That's the intriguing headline on a Sojourners magazine piece with the subheading: Why suburbs-on-steroids are wearing out their welcome.
While the article focuses first on the new Hunters Brooke subdivision in Charles County, where some disgruntled nearby residents expressed their disgust by burning down some houses being built, the piece also takes a look at the anger being sparked by "design that pays little or no attention to its surroundings. While it chews up meadows, deserts, and soybean fields, sprawl either drives out the animals (people included) already living there or drastically alters their lives."
And this is no longer an issue solely for liberal environmentalists. "Nearly two years ago columnist Mark Paul of the Sacramento Bee described how polls in some Republican-leaning California cities placed better management of growth and development as one of the top concerns of citizens, 'right up there with police protection and keeping taxes affordable,' " the article notes. "There’s scant evidence that what’s awful for a wetland is somehow good for anyone or anything else, unless you limit your measure of 'good' and 'bad' to the financial profit or loss for a few."

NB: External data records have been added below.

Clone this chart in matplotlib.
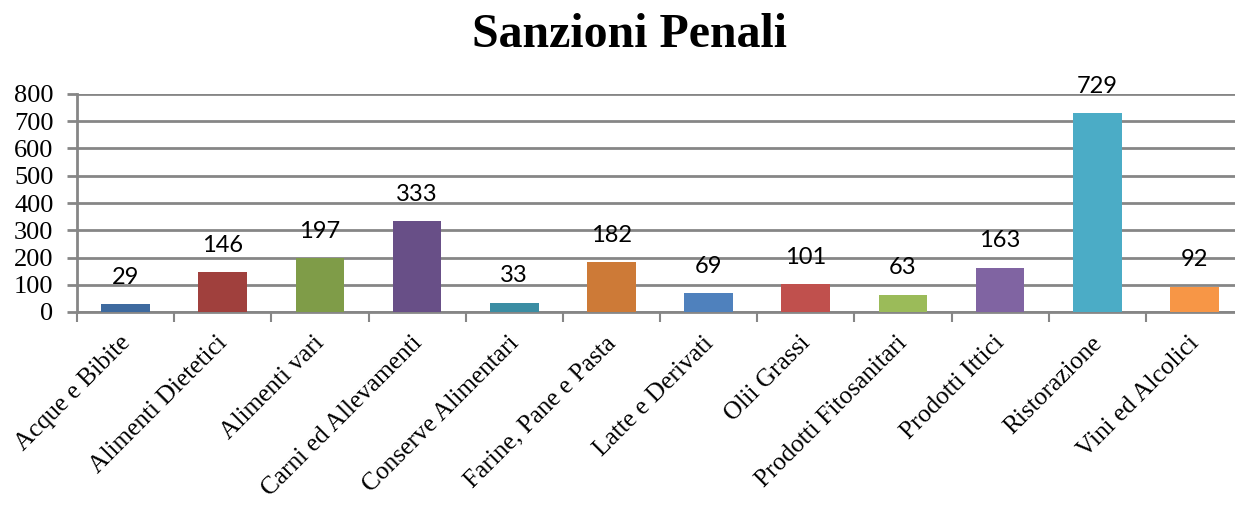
import numpy as np
import matplotlib
matplotlib.use('Agg')
import matplotlib.pyplot as plt

# Dati
categorie = ['Acque e Bibite', 'Alimenti Dietetici', 'Alimenti vari',
             'Carni ed Allevamenti', 'Conserve Alimentari',
             'Farine, Pane e Pasta', 'Latte e Derivati', 'Olii Grassi',
             'Prodotti Fitosanitari', 'Prodotti Ittici', 'Ristorazione',
             'Vini ed Alcolici']
valori = [29, 146, 197, 333, 33, 182, 69, 101, 63, 163, 729, 92]
colori = ['#3E6A9F', '#A0403D', '#7F9C48', '#684F87', '#3B8DA3', '#CD7A37',
          '#4F81BD', '#C0504D', '#9BBB59', '#8064A2', '#4BACC6', '#F79646']
tick_y = [0, 100, 200, 300, 400, 500, 600, 700, 800]

GRID = '#868686'
SERIF = 'Liberation Serif'

fig = plt.figure(figsize=(12.35, 5.05), dpi=100)
ax = fig.add_axes([77 / 1235, 1 - 312 / 505, 1166 / 1235, 218 / 505])

x = np.arange(len(categorie))
ax.bar(x, valori, width=0.5, color=colori, zorder=3)

ax.set_xlim(-0.5, len(categorie) - 0.5)
ax.set_ylim(0, 800)
ax.set_yticks(tick_y)
ax.set_yticklabels([str(v) for v in tick_y], fontfamily=SERIF, fontsize=19)
ax.yaxis.grid(True, color=GRID, linewidth=2, zorder=0)

# tick sul bordo delle categorie
ax.set_xticks(np.arange(len(categorie) + 1) - 0.5)
ax.set_xticklabels([])
ax.tick_params(axis='x', length=7, width=1.5, color=GRID, direction='out')
ax.tick_params(axis='y', length=7, width=2, color=GRID, direction='out', pad=10)

for s in ['top', 'right']:
    ax.spines[s].set_visible(False)
for s in ['left', 'bottom']:
    ax.spines[s].set_color(GRID)
    ax.spines[s].set_linewidth(2)

# etichette categorie ruotate
for i, nome in enumerate(categorie):
    ax.annotate(nome, xy=(i, 0), xycoords=('data', 'axes fraction'),
                xytext=(1, -20), textcoords='offset points',
                rotation=45, rotation_mode='anchor', ha='right', va='center',
                fontfamily=SERIF, fontsize=18.3)

# etichette dei valori
for i, v in enumerate(valori):
    ax.annotate(str(v), xy=(i, v), xytext=(0, 19.5), textcoords='offset points',
                ha='center', va='center', fontfamily='Lato', fontsize=17)

fig.text(629 / 1235, 1 - 35 / 505, 'Sanzioni Penali', ha='center', va='center',
         fontfamily=SERIF, fontweight='bold', fontsize=34.5)

fig.savefig('out.png', dpi=100)
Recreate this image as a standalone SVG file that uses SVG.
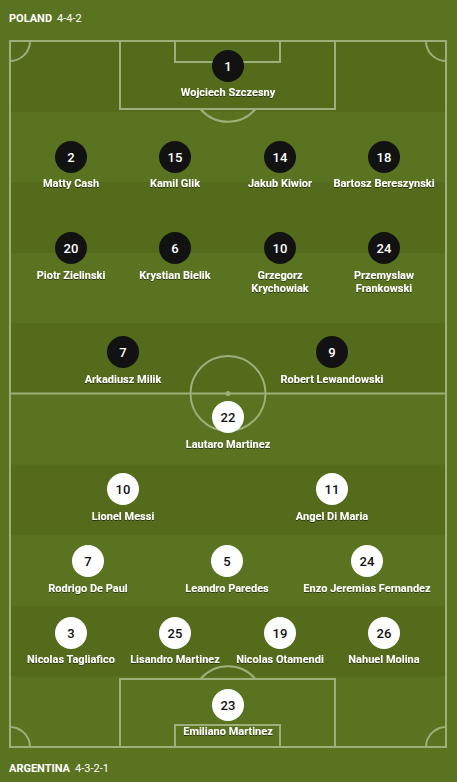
<svg xmlns="http://www.w3.org/2000/svg" width="457" height="782" viewBox="0 0 457 782">
<style>
.line{fill:none;stroke:#9db07a;stroke-width:2}
.stripe{fill:#536b1a}
.hdr{font-family:Roboto,"Liberation Sans",sans-serif;font-size:11px;fill:#fff}
.name{font-family:Roboto,"Liberation Sans",sans-serif;font-size:11px;font-weight:bold;fill:#fff;text-anchor:middle;filter:url(#sh)}
.pl circle{fill:#121212}
.pl text.num{font-family:Roboto,"Liberation Sans",sans-serif;font-size:13px;font-weight:500;fill:#fff;text-anchor:middle}
.ar circle{fill:#fff}
.ar text.num{font-family:Roboto,"Liberation Sans",sans-serif;font-size:13px;font-weight:500;fill:#111;text-anchor:middle}
</style>
<defs>
<filter id="sh" x="-10%" y="-30%" width="120%" height="160%">
<feDropShadow dx="0" dy="1" stdDeviation="0.6" flood-color="#000" flood-opacity="0.5"/>
</filter>
</defs>
<rect width="457" height="782" fill="#5a7320"/>
<g id="stripes">
<rect class="stripe" x="10" y="41" width="436" height="70.6"/>
<rect class="stripe" x="10" y="182.2" width="436" height="70.6"/>
<rect class="stripe" x="10" y="323.4" width="436" height="70.6"/>
<rect class="stripe" x="10" y="464.6" width="436" height="70.6"/>
<rect class="stripe" x="10" y="605.8" width="436" height="70.6"/>
</g>
<g id="pitch-lines">
<rect class="line" x="10" y="41" width="436" height="706"/>
<line class="line" x1="10" y1="393.5" x2="446" y2="393.5"/>
<circle class="line" cx="228" cy="393.5" r="37.5"/>
<circle cx="228" cy="393.5" r="2.5" fill="#9db07a"/>
<rect class="line" x="120" y="41" width="215" height="68"/>
<rect class="line" x="175" y="41" width="105" height="21"/>
<path class="line" d="M200.5 109 A36 36 0 0 0 255.5 109"/>
<rect class="line" x="120" y="679" width="215" height="68"/>
<rect class="line" x="175" y="725" width="105" height="22"/>
<path class="line" d="M200.5 679 A36 36 0 0 1 255.5 679"/>
<path class="line" d="M10 61 A20 20 0 0 0 30 41"/>
<path class="line" d="M426 41 A20 20 0 0 0 446 61"/>
<path class="line" d="M10 727 A20 20 0 0 1 30 747"/>
<path class="line" d="M426 747 A20 20 0 0 1 446 727"/>
</g>
<g id="header-poland">
<text class="hdr" x="9" y="22"><tspan font-weight="bold">POLAND</tspan><tspan dx="5">4-4-2</tspan></text>
</g>
<g id="header-argentina">
<text class="hdr" x="9" y="772"><tspan font-weight="bold">ARGENTINA</tspan><tspan dx="5">4-3-2-1</tspan></text>
</g>
<g id="connectors"></g>
<g class="pl">
<g id="pol-1"><circle cx="228" cy="66" r="16"/><text class="num" x="228" y="70.5">1</text><text class="name" x="228" y="96">Wojciech Szczesny</text></g>
<g id="pol-2"><circle cx="71" cy="157" r="16"/><text class="num" x="71" y="161.5">2</text><text class="name" x="71" y="187">Matty Cash</text></g>
<g id="pol-15"><circle cx="175" cy="157" r="16"/><text class="num" x="175" y="161.5">15</text><text class="name" x="175" y="187">Kamil Glik</text></g>
<g id="pol-14"><circle cx="280" cy="157" r="16"/><text class="num" x="280" y="161.5">14</text><text class="name" x="280" y="187">Jakub Kiwior</text></g>
<g id="pol-18"><circle cx="384" cy="157" r="16"/><text class="num" x="384" y="161.5">18</text><text class="name" x="384" y="187">Bartosz Bereszynski</text></g>
<g id="pol-20"><circle cx="71" cy="248" r="16"/><text class="num" x="71" y="252.5">20</text><text class="name" x="71" y="279">Piotr Zielinski</text></g>
<g id="pol-6"><circle cx="175" cy="248" r="16"/><text class="num" x="175" y="252.5">6</text><text class="name" x="175" y="279">Krystian Bielik</text></g>
<g id="pol-10"><circle cx="280" cy="248" r="16"/><text class="num" x="280" y="252.5">10</text><text class="name" x="280" y="279">Grzegorz</text><text class="name" x="280" y="291.5">Krychowiak</text></g>
<g id="pol-24"><circle cx="384" cy="248" r="16"/><text class="num" x="384" y="252.5">24</text><text class="name" x="384" y="279">Przemyslaw</text><text class="name" x="384" y="291.5">Frankowski</text></g>
<g id="pol-7"><circle cx="123" cy="352" r="16"/><text class="num" x="123" y="356.5">7</text><text class="name" x="123" y="383">Arkadiusz Milik</text></g>
<g id="pol-9"><circle cx="332" cy="352" r="16"/><text class="num" x="332" y="356.5">9</text><text class="name" x="332" y="383">Robert Lewandowski</text></g>
</g>
<g class="ar">
<g id="arg-22"><circle cx="228" cy="417" r="16"/><text class="num" x="228" y="421.5">22</text><text class="name" x="228" y="448">Lautaro Martinez</text></g>
<g id="arg-10"><circle cx="123" cy="489" r="16"/><text class="num" x="123" y="493.5">10</text><text class="name" x="123" y="520">Lionel Messi</text></g>
<g id="arg-11"><circle cx="332" cy="489" r="16"/><text class="num" x="332" y="493.5">11</text><text class="name" x="332" y="520">Angel Di Maria</text></g>
<g id="arg-7"><circle cx="88" cy="561" r="16"/><text class="num" x="88" y="565.5">7</text><text class="name" x="88" y="592">Rodrigo De Paul</text></g>
<g id="arg-5"><circle cx="227" cy="561" r="16"/><text class="num" x="227" y="565.5">5</text><text class="name" x="227" y="592">Leandro Paredes</text></g>
<g id="arg-24"><circle cx="367" cy="561" r="16"/><text class="num" x="367" y="565.5">24</text><text class="name" x="367" y="592">Enzo Jeremias Fernandez</text></g>
<g id="arg-3"><circle cx="71" cy="633" r="16"/><text class="num" x="71" y="637.5">3</text><text class="name" x="71" y="663">Nicolas Tagliafico</text></g>
<g id="arg-25"><circle cx="175" cy="633" r="16"/><text class="num" x="175" y="637.5">25</text><text class="name" x="175" y="663">Lisandro Martinez</text></g>
<g id="arg-19"><circle cx="280" cy="633" r="16"/><text class="num" x="280" y="637.5">19</text><text class="name" x="280" y="663">Nicolas Otamendi</text></g>
<g id="arg-26"><circle cx="384" cy="633" r="16"/><text class="num" x="384" y="637.5">26</text><text class="name" x="384" y="663">Nahuel Molina</text></g>
<g id="arg-23"><circle cx="228" cy="705" r="16"/><text class="num" x="228" y="709.5">23</text><text class="name" x="228" y="735">Emiliano Martinez</text></g>
</g>
</svg>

Sprawl causes more than traffic snarls and erasure of open space. "Other effects, less obvious, are detrimental to the economic health of local businesses and communities: increased taxes in outlying areas to pay for new services and infrastructure; tax hikes on city residents to compensate for a declining tax base; dying downtown businesses as suburban malls and big-box stores draw customers away; and the concentration of poverty in urban centers and close-in older suburbs." Studies also show that residents of non-walkable communities tend to have higher rates of obesity, high blood pressure and other health problems.